§ **Extracted records**
·····

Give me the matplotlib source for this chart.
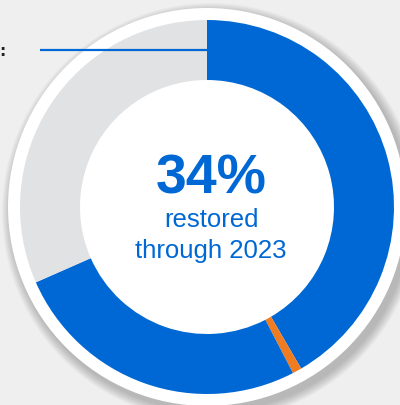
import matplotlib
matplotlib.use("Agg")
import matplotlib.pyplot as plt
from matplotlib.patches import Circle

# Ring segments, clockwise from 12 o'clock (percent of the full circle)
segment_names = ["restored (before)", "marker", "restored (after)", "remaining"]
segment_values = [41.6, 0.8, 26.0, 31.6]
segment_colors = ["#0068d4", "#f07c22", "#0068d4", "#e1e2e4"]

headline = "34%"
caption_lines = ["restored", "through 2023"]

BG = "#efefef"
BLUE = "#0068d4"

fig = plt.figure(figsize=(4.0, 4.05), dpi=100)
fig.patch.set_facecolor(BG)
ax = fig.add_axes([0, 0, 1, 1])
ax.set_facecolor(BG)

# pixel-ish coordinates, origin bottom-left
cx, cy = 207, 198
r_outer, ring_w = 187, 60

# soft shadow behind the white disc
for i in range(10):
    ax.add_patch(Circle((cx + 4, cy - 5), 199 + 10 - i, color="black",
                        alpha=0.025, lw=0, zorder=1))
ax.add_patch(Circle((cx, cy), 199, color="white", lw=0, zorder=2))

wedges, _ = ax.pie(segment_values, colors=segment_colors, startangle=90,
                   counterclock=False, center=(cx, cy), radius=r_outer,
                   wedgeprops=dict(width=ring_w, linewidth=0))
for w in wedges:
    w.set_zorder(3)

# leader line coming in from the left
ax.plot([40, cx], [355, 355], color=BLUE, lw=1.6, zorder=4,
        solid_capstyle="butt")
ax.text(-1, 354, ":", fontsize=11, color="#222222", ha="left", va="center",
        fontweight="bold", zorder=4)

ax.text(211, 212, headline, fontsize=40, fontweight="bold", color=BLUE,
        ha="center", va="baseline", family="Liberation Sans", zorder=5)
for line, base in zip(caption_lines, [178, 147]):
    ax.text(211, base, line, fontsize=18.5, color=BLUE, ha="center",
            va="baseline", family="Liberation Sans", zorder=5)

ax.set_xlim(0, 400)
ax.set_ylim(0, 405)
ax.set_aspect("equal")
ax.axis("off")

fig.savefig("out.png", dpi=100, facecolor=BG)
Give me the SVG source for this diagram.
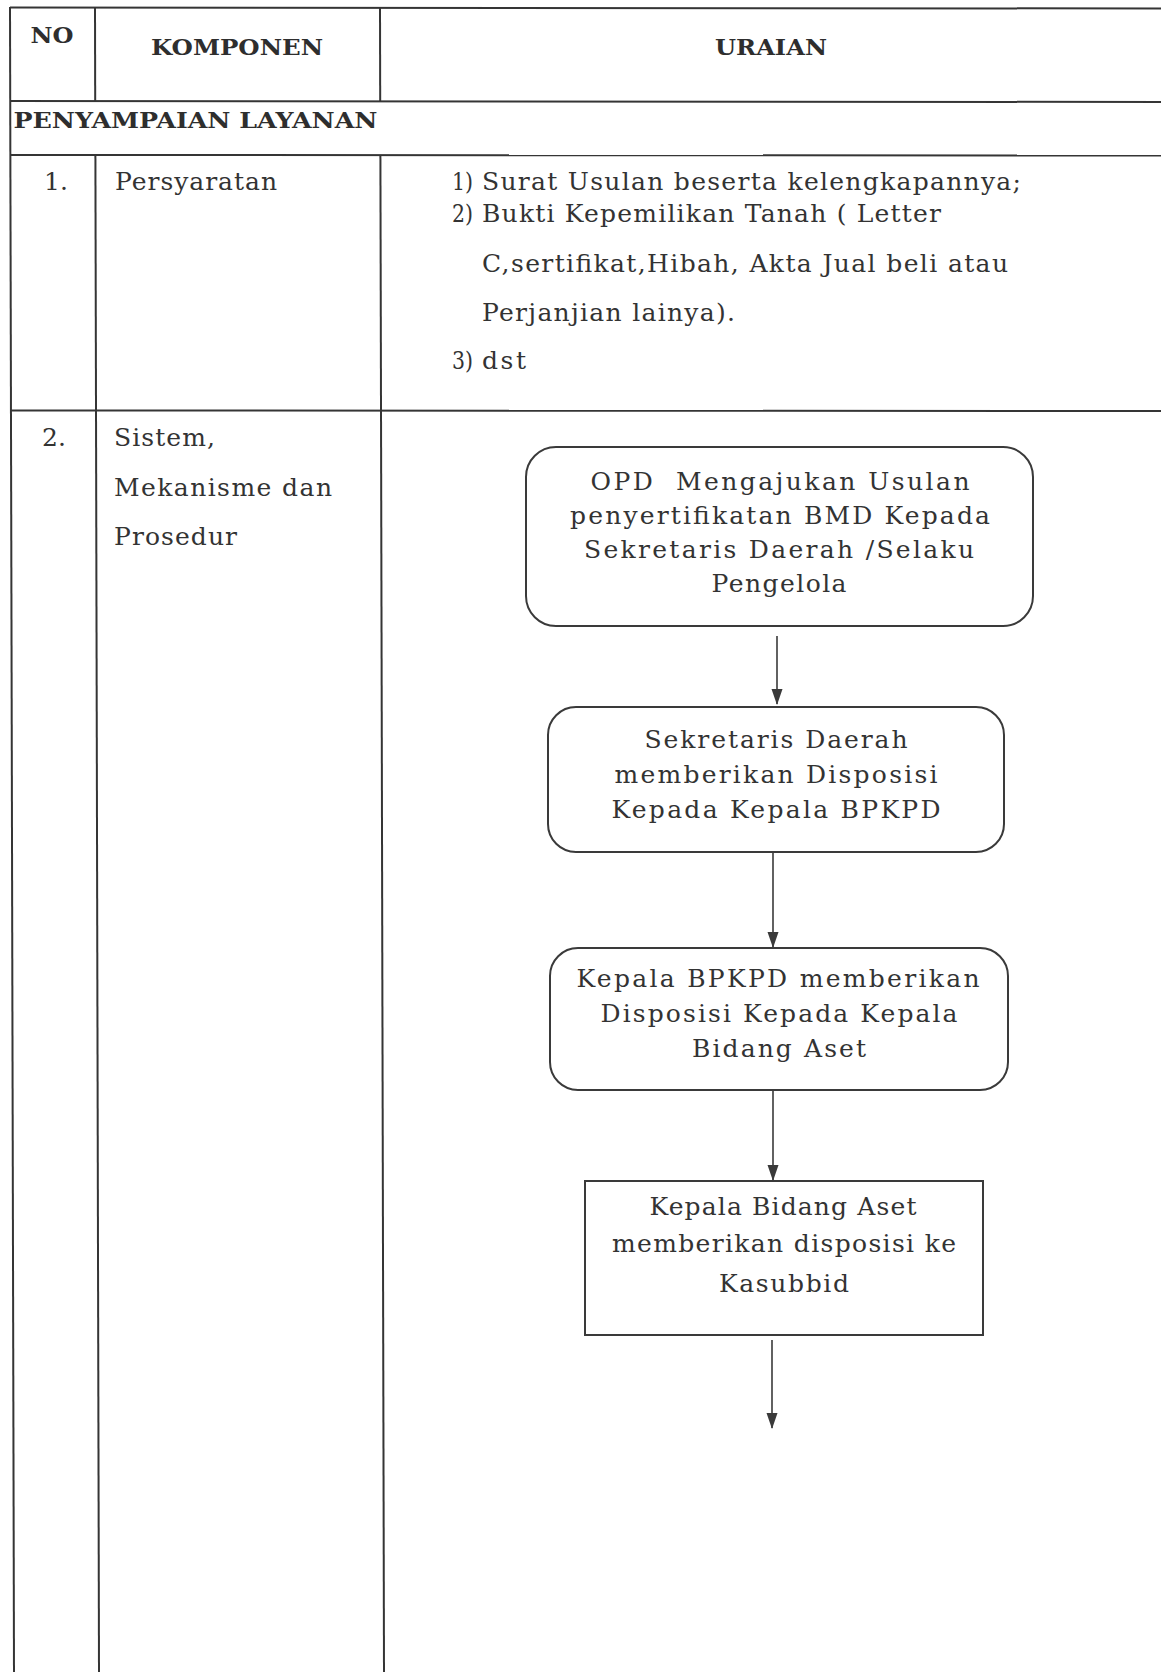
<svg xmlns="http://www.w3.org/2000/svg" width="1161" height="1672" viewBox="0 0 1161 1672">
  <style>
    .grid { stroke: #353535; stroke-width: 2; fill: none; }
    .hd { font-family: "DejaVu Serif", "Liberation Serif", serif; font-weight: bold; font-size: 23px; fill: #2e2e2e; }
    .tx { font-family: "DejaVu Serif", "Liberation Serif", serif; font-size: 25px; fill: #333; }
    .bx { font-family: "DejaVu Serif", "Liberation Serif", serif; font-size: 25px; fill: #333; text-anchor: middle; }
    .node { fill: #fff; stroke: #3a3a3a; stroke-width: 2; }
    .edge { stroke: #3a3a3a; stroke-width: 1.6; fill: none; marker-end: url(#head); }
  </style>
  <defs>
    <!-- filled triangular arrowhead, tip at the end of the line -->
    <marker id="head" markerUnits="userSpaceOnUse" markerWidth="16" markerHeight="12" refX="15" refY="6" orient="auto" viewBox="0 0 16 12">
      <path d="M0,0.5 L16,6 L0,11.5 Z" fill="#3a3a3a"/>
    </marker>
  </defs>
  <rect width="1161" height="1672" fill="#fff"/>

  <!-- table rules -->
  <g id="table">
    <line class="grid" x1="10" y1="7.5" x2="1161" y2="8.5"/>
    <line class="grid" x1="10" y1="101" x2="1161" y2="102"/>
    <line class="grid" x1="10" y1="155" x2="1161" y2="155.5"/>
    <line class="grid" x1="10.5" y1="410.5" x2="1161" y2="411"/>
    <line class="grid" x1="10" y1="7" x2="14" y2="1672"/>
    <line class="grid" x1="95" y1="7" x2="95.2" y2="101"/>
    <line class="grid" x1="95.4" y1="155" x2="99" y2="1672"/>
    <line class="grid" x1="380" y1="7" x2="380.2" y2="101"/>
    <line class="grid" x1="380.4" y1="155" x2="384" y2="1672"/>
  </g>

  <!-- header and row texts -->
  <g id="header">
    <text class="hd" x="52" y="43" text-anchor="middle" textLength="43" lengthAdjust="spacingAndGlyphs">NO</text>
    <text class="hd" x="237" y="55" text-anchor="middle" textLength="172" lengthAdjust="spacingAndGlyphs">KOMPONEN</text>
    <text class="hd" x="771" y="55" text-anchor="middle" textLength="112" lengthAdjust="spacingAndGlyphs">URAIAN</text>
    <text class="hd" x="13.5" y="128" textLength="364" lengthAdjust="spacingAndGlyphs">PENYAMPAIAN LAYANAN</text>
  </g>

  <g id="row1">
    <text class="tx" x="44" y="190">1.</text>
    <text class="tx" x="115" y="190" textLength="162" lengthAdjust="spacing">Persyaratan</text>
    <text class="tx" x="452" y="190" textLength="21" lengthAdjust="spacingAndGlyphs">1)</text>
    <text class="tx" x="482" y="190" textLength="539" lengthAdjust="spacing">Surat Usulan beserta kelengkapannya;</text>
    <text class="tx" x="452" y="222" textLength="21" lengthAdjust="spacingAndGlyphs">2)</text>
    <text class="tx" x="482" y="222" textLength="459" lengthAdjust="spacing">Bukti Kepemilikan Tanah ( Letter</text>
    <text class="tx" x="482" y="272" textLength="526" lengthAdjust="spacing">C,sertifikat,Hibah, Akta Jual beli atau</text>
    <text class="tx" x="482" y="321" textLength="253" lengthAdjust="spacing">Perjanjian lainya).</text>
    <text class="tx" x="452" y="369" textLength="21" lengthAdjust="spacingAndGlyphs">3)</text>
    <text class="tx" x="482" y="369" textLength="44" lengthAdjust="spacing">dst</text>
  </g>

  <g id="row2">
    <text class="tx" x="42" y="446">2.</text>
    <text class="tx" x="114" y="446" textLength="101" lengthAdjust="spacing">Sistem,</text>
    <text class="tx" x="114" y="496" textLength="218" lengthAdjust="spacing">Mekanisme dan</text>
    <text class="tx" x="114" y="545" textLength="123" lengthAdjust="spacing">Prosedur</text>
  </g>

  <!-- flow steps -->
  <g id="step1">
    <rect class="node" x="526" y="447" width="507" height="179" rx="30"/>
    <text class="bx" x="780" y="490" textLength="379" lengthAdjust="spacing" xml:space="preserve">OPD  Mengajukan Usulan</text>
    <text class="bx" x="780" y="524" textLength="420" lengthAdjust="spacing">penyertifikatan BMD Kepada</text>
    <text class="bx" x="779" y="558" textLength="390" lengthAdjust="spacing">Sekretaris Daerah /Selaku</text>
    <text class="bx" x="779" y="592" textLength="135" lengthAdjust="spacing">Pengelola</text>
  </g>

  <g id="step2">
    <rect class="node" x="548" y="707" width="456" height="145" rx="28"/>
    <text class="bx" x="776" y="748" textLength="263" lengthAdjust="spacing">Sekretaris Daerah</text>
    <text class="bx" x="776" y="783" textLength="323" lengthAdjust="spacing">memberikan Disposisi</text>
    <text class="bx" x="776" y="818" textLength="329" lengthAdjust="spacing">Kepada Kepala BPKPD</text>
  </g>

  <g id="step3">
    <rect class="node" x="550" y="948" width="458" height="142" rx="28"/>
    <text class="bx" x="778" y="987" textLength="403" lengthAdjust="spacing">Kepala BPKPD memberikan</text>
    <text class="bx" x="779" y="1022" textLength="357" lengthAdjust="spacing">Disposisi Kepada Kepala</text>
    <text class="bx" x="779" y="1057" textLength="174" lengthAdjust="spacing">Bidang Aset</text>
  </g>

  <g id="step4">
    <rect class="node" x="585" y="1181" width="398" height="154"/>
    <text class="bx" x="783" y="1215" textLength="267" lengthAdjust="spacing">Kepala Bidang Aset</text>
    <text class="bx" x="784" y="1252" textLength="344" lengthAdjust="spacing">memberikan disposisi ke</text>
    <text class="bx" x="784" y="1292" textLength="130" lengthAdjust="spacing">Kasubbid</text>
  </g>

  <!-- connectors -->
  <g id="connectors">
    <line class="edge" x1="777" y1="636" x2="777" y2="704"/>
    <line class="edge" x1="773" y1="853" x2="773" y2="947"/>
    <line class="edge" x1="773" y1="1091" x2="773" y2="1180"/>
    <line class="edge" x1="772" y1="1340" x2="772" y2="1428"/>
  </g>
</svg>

·····

§ **Objective**
Every line from the top of the entries through the line that holds "from matplotlib.patches import Circle" is to be quoted exactly, please, and nothing else; omit the pictures.

§ **Task result**
Give me the matplotlib source for this chart.
import matplotlib
matplotlib.use("Agg")
import matplotlib.pyplot as plt
from matplotlib.patches import Circle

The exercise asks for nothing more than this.